Proposals by the Securities and Exchange Commission could crimp the growth of dark pools that aren't fully dark and that don't execute blocks.

The SEC last month proposed a revision to three existing rules to address problems it sees with dark pools. The main problem is that dark pools, which account for 7.2 percent of consolidated flow, represent a significant chunk of orders and trading. With that much electronic trading happening in the dark, the SEC said, more publicly available quote and trade information is necessary.

The SEC stressed that it does not want to see the emergence of two-tiered markets. So, it is drastically paring back the ability of dark pools to attract more flow from other dark pools and venues through the use of "actionable indications of interest." It is also requiring real-time post-trade reporting that identifies the dark pool where the execution occurred.

The Commission said that it "preliminarily" believes the "majority of information about orders in NMS stocks communicated by ATSs to selected market participants ... should participate in the public price discovery process." The SEC also said that post-trade data about which dark pools are executing orders should be available immediately to the public.

First, the SEC plans to change a rule in the 11-year-old Regulation ATS that requires dark pools to publish quotes that are selectively displayed to market participants. Instead of a dark pool triggering this obligation when it trades 5 percent of a stock on a monthly basis, a dark pool will be limited to less than 0.25 percent before the obligation kicks in.

"The proposed display threshold of 0.25 percent is designed to keep barriers to entry for new ATSs low so as to promote competition, while reducing the amount of important price information that is selectively displayed outside the public quote stream," the SEC said.

Second, the regulator plans to amend Rule 602, or the Quote Rule (formerly Rule 11Ac1-1), of Regulation NMS, to include "actionable IOIs." The SEC said these IOIs are quotes even if some of the information about symbol, side, price and size are implicit rather than explicit.

Taken together, these two rule changes would likely end the practice of dark pools communicating with one another. About a dozen of the 30 registered dark pools currently send IOIs, according to the SEC. The SEC equates this practice with flash orders, insofar as flash orders also give select market participants information about orders that the public cannot access.

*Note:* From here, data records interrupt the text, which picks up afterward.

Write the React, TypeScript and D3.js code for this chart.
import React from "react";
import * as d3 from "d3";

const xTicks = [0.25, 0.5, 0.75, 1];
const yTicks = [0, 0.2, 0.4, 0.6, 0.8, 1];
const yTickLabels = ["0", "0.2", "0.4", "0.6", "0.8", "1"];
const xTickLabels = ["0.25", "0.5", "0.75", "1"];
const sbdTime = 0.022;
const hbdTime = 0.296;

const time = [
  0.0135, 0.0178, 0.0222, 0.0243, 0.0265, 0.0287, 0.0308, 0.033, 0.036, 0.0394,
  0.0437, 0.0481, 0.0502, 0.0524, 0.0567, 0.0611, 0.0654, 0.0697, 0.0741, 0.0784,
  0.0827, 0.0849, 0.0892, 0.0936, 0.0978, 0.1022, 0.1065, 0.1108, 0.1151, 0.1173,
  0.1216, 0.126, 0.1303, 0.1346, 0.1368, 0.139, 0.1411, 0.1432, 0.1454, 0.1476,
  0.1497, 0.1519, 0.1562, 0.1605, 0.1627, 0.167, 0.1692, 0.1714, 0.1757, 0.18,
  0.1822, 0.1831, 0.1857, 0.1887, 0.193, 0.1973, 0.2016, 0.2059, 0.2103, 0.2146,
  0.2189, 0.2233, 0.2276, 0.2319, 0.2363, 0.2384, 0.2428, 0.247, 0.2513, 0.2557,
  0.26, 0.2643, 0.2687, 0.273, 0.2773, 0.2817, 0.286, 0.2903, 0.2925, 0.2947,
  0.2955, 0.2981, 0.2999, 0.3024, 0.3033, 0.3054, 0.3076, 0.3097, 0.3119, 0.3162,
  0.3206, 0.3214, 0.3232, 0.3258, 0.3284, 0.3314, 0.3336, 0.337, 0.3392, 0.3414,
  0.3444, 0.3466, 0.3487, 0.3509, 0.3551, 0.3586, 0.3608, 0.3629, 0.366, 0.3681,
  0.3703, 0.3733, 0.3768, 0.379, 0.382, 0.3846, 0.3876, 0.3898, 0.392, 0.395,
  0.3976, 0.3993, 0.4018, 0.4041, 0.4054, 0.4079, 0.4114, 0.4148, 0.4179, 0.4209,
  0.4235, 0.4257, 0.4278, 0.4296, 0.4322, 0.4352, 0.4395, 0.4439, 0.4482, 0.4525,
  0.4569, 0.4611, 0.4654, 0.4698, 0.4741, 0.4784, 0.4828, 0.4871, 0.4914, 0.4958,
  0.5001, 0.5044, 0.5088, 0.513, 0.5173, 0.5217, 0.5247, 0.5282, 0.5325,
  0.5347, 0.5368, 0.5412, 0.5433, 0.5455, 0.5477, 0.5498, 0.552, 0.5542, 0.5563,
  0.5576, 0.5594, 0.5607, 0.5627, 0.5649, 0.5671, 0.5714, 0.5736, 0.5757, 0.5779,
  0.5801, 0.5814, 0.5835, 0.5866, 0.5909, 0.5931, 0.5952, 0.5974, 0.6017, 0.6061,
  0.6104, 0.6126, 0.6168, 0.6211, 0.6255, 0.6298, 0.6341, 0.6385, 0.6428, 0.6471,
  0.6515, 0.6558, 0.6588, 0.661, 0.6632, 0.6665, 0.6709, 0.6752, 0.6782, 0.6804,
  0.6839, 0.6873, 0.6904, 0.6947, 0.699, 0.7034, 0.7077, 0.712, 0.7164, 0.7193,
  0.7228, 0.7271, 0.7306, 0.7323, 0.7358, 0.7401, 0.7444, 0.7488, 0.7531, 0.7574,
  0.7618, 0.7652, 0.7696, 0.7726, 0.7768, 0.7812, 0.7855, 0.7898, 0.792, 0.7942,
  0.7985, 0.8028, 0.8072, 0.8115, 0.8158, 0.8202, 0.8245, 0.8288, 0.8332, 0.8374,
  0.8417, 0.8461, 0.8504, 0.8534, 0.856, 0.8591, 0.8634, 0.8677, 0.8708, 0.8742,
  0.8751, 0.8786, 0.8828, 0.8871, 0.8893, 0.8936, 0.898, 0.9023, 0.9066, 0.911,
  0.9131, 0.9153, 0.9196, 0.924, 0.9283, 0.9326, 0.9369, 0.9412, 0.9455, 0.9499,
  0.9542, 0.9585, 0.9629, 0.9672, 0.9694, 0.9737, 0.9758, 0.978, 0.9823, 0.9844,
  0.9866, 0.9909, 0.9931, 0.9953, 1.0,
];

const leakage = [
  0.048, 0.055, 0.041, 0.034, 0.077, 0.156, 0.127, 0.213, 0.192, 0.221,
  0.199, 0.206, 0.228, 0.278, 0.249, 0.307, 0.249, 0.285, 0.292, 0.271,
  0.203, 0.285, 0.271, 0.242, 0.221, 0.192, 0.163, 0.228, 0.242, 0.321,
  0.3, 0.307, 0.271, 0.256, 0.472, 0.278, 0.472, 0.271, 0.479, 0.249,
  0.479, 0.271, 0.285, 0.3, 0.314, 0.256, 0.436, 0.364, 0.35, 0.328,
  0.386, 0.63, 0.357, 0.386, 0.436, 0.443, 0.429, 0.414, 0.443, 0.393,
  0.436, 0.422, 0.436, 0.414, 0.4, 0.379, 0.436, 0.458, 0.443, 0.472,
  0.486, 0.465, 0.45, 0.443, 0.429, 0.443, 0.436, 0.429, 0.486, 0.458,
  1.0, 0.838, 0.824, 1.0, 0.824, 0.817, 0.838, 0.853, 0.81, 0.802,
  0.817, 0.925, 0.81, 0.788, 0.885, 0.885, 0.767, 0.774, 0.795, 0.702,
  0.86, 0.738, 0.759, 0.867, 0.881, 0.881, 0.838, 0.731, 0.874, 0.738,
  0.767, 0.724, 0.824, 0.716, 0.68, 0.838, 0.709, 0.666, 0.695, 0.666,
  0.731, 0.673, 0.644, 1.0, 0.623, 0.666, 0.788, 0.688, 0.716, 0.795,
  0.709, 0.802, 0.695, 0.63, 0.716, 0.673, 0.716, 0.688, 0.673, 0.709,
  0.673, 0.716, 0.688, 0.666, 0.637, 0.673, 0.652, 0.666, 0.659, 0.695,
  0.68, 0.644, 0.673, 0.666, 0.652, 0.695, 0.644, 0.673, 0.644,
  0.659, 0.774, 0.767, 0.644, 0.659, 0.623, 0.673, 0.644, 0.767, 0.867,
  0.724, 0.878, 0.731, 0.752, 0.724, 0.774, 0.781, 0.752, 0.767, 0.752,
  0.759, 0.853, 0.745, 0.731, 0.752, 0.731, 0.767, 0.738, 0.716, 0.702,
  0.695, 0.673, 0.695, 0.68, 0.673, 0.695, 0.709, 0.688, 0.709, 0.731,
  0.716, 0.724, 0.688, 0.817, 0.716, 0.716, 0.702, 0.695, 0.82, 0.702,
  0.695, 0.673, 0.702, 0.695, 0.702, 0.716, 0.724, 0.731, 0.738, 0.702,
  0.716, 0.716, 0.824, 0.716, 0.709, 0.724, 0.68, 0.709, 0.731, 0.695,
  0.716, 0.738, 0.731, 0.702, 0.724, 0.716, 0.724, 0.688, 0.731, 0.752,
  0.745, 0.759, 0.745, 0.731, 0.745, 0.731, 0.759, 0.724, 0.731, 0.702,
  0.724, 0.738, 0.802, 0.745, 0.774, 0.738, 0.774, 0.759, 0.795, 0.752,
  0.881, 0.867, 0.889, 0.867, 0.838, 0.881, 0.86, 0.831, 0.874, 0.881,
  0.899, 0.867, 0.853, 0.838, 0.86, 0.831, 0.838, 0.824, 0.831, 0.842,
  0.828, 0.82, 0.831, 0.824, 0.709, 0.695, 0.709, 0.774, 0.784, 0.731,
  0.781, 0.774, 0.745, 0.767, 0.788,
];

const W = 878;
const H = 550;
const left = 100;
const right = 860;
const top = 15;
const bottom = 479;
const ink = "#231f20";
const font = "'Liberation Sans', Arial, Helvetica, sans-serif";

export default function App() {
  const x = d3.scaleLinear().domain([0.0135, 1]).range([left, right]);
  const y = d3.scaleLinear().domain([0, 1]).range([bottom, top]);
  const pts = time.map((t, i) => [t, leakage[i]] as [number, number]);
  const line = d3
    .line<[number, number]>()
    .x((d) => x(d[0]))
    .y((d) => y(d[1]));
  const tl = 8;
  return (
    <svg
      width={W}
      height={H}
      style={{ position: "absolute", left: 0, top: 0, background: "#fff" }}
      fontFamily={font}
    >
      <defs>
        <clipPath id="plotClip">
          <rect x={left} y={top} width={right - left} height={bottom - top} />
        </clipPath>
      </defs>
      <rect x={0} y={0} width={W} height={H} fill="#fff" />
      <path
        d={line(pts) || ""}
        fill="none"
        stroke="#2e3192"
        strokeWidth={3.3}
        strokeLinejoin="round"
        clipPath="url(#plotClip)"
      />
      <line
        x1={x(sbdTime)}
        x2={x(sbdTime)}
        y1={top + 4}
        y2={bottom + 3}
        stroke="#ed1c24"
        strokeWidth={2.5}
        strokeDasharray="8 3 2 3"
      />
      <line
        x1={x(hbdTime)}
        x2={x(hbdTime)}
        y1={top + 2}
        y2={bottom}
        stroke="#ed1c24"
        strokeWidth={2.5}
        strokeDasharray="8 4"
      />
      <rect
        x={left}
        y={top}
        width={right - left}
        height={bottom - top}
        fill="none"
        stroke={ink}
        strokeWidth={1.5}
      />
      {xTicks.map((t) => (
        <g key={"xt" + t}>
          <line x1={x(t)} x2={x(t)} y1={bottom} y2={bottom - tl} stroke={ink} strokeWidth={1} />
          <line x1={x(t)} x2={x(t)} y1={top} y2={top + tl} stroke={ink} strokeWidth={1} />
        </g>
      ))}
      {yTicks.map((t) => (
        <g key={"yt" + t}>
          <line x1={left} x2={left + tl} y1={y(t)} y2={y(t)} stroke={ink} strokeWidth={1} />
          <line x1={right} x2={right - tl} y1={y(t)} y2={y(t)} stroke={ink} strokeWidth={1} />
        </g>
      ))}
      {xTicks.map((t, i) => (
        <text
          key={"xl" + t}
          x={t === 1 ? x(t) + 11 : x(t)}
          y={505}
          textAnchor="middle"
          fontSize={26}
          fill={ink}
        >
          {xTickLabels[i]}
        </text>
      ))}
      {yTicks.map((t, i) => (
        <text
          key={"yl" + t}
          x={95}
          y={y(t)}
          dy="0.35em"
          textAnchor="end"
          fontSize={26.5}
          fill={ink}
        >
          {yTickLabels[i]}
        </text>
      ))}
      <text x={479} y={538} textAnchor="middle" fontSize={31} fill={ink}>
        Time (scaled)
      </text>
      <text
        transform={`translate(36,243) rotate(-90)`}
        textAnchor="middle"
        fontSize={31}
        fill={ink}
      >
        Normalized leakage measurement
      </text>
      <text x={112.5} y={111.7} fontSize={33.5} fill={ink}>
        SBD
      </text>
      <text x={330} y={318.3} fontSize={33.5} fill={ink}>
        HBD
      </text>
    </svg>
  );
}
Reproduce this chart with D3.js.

Industry executives at the Security Traders Association's annual conference in October said broker-dealers might find ways to work around any new SEC proposals regarding what constitutes a quote. Some suggested that actionable IOIs improve the ability of institutions to find contra-side liquidity, lowering their total costs. In their view, pushing orders further into the dark by curtailing the use of IOIs could be counterproductive.

The SEC's third proposal requires immediate post-trade reporting for dark executions that identifies the pool in which the trades occurred. An exception would be allowed for trades valued at $200,000 or more. Those prints could be identified as over-the-counter trades, as they now are. This proposal is likely to have the biggest impact on trading in a range of dark pools, if enacted as planned.